Seriously, what if it’s wrong? How to you fix misinformation on your brand’s wikipedia entry?
- Suggest changes via discussion page
- Maintain neutral pointt of view when contributing
- Follow the established process for getting your organization on wikipedia, if it is not already there
- Don’t attack others
Dave pointed out that ghosting has been done in Public Relations for years – it’s no new thing. Speeches, letters to the editor, even email, are often written by PR staff. When reading online content, users have a higher expectation for it to be written by the named author – not a PR screen. No one is forcing them to blog – it’s a choice.

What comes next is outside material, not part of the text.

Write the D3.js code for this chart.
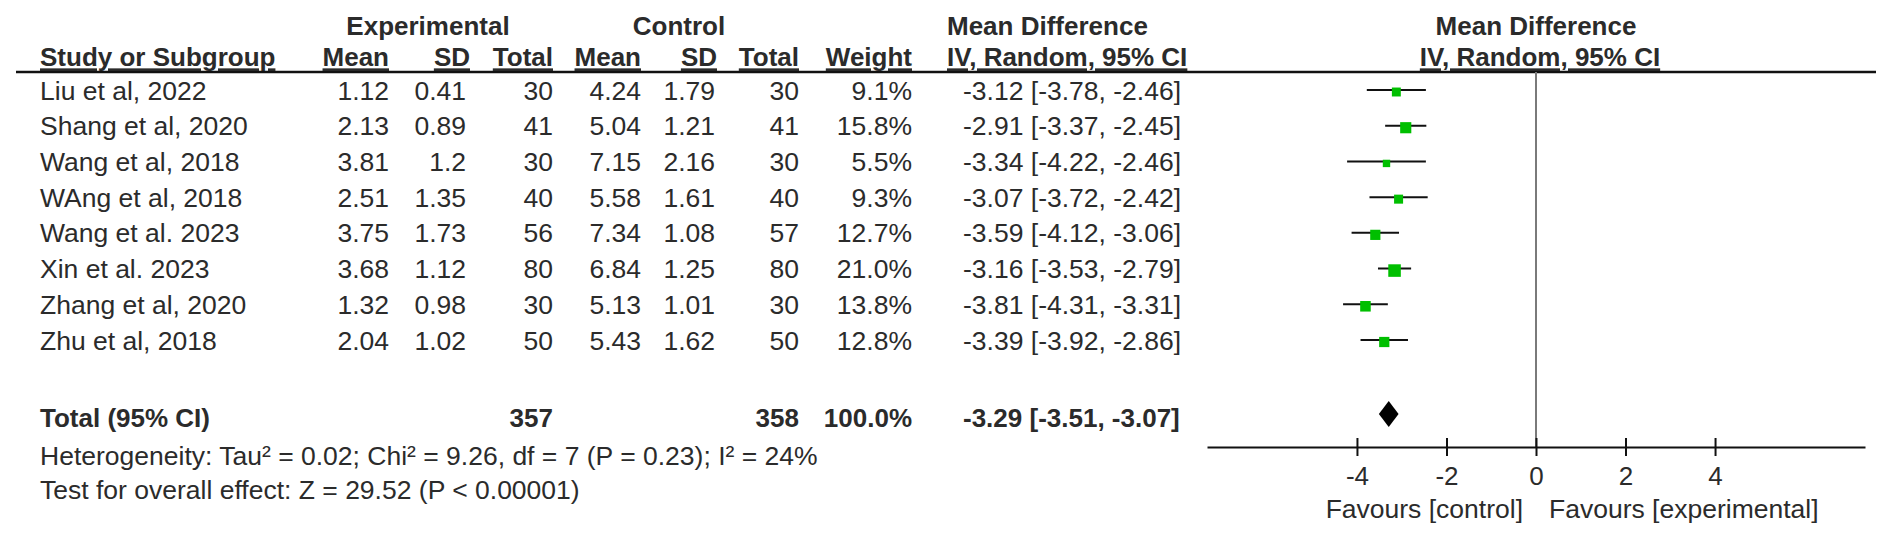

Kanye West caught by the police and the blogosphere in the same day:
Kanye has a very prolific blog with a huge readership. It becomes suggested that he doesn’t have time for the amount of content being produced and perhaps he has ghost writers – which he violently denies. Later, he is arrested at 8am but then a blog post goes live at 8:10am. Was his mistake getting caught? Was it denying ghost writers from the start? The fact that Kanye West does not write his own blog may not matter to me or Dave or anyone at the conference, however, it mattered to the Kanye fans that thought they were reading the artists original thoughts. If you don’t have time to write your own blogs – why are you blogging? Choose a tool that fits you – possibly twitter (shorter, less formal).

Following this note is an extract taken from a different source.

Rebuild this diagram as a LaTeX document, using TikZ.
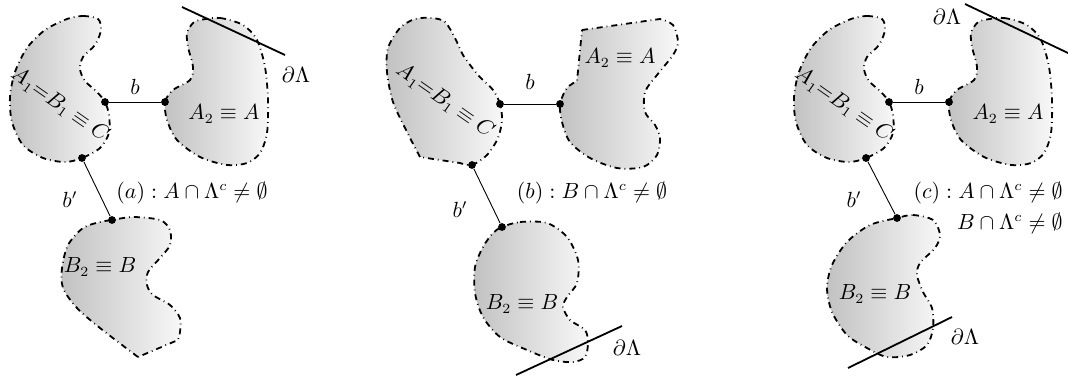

What if we find out that @Oprah is ghostwritten? 40 million middle aged women would be sad – because they joined to get close to her. Twitter is about personal thoughts.

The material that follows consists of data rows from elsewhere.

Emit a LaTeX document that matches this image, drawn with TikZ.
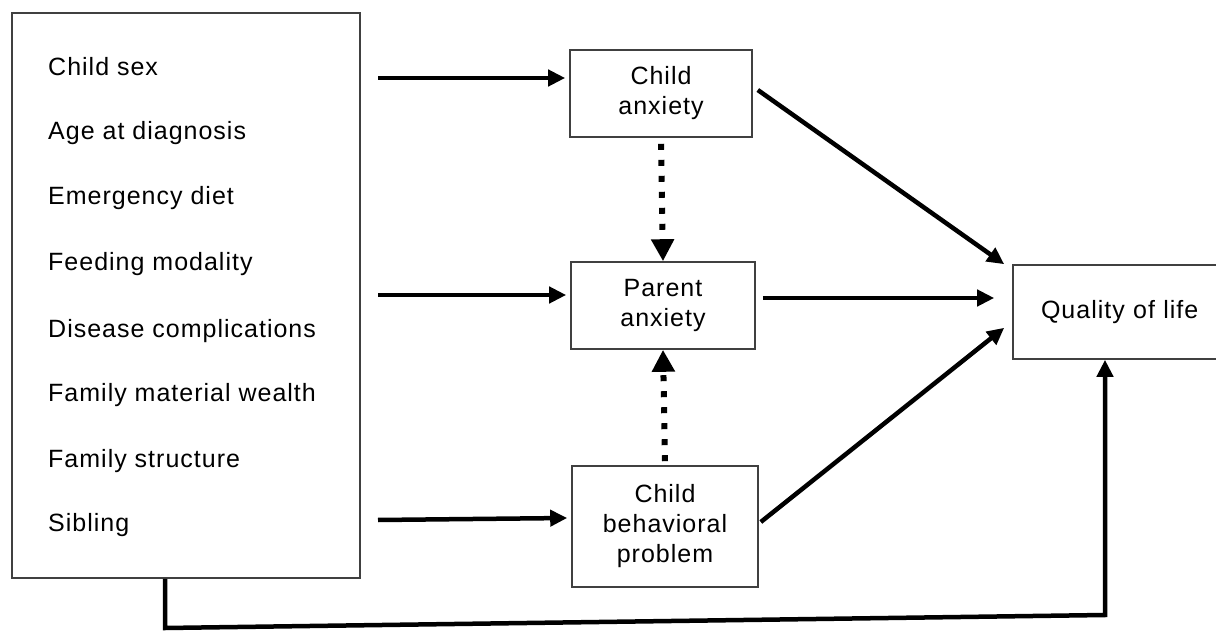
\documentclass[tikz,border=0pt]{standalone}
\usepackage{fontspec}
\setmainfont{Liberation Sans}[LetterSpace=4]
\usetikzlibrary{arrows.meta,calc}
\begin{document}
\begin{tikzpicture}[x=1pt,y=-1pt,
  box/.style={draw=black!75,line width=1.6pt,fill=white,align=center,inner sep=0pt},
  lbl/.style={anchor=base west,inner sep=0pt},
  arr/.style={line width=4.5pt,-{Triangle[length=17pt,width=16pt]}},
  dotarr/.style={line width=6pt,dash pattern=on 6pt off 10pt,-{Triangle[length=22pt,width=22pt]}},
  font=\fontsize{25}{30}\selectfont]
\useasboundingbox (0,0) rectangle (1216,631);
% left box
\node[box,minimum width=348pt,minimum height=565pt] (lb) at (186,295.5) {};
\node[lbl] (t1) at (48,76) {Child sex};
\node[lbl] (t2) at (48,140) {Age at diagnosis};
\node[lbl] (t3) at (48,205) {Emergency diet};
\node[lbl] (t4) at (48,271) {Feeding modality};
\node[lbl] (t5) at (48,337) {Disease complications};
\node[lbl] (t6) at (48,401) {Family material wealth};
\node[lbl] (t7) at (48,467) {Family structure};
\node[lbl] (t8) at (48,531) {Sibling};
% middle boxes
\node[box,minimum width=182pt,minimum height=87pt] (ca) at (661,93.5) {Child\\anxiety};
\node[box,minimum width=184pt,minimum height=87pt] (pa) at (663,305.5) {Parent\\anxiety};
\node[box,minimum width=186pt,minimum height=121pt] (bp) at (665,526.5) {Child\\behavioral\\problem};
\node[box,minimum width=215pt,minimum height=94pt,text width=205pt,align=left] (qol) at (1120.5,312) {\hspace*{23pt}Quality of life};
% free ends
\coordinate (s1) at (378,78);
\coordinate (s2) at (378,295);
\coordinate (s3) at (378,520);
\coordinate (c1) at (165,628);
\coordinate (c2) at (1105,615);
% arrows from covariates
\draw[arr] (s1) -- ([xshift=-4pt,yshift=15.5pt]ca.west);
\draw[arr] (s2) -- ([xshift=-4pt,yshift=10.5pt]pa.west);
\draw[arr] (s3) -- ([xshift=-4pt,yshift=8.5pt]bp.west);
% dotted
\draw[dotarr] ([yshift=-6pt]ca.south) -- (pa.north);
\draw[dotarr] ([yshift=4pt]bp.north) -- (pa.south);
% to QoL
\draw[arr] ([xshift=5pt,yshift=3.5pt]ca.east) -- ([xshift=-8pt]qol.north west);
\draw[arr] ([xshift=7pt,yshift=7.5pt]pa.east) -- ([xshift=-18pt,yshift=14pt]qol.west);
\draw[arr] ([xshift=2pt,yshift=4.5pt]bp.east) -- ([xshift=-8pt,yshift=32pt]qol.south west);
% bottom path
\draw[line width=4.5pt,-{Triangle[length=17pt,width=16pt]}] (lb.south -| c1) -- (c1) -- (c2) -- (qol.south -| c2);
\end{tikzpicture}
\end{document}
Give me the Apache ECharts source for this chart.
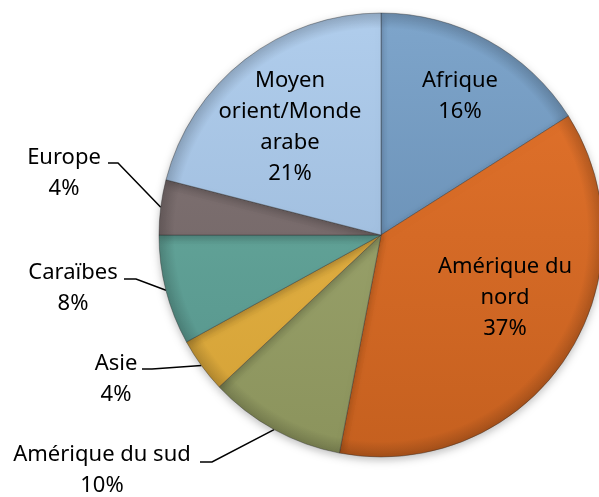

It’s not just the emotional crush but also breaking unspoken rules of authenticity and transparency – but Kanye fans don’t know about these ethics – they are just ‘betrayed’
Dave pointed that out that if the editor/dean does not have time to blog – why does it have to be the editor – why not the guy that has time? Why not a group of people. Kanye was an issue of narcissism – he wants to be the blogger even though he is not.
Social/online media show that betrayal does happen – people will start to wonder if traditional media are credible either?
Guest blogger vs ghost blogger – Guest bloggers are fine – as long as it is labelled. Even advertorials would be ok if it was done transparently.
Group blogs are a great tool for orgs, share the load across several writers.
Fake grassroots/Faking a grassroots community – i.e. wal-marting across the country. “Walmart enthusiasts” set out on a cross-country roadtrip, sleeping in Wal-Mart parking lots at each stop. They were outed as journalists. These mistakes are what leads to the sleazy spin doctor image that hurts all of us.
Isn’t the nature of pr to be deceptive? Present your product positively.
A PR instructor from Fanshawe College piped up: Writing, ethics are two key components of Public Relations. Tell the right truth to the right as many ppl as possible. Sometimes PR professionals have to say no to a client that wants something unethical – decision between money and ethics. Same as a journalist covering paris hilton in jail. Is this a little white lie to a small number of ppl, or is it something that will lose you your other clients.
This talk reminded me of some thought I’ve been giving to the different approaches to social web and new media – the same way there are two rough approaches to public relations. PR professionals can genuinely care about ethics – reaching as many people as possible with the right content at the right time. There are others (mostly sleazy guys in a fedoras), who will spin anything in order to get coverage – potentially at the loss of other clients.
Again it was a great weekend – I will be posting the slides from my talk “Hitch a Ride: Mobile Marketing” soon – I just have to add some voice as the slides themselves are mostly screenshots rather than points.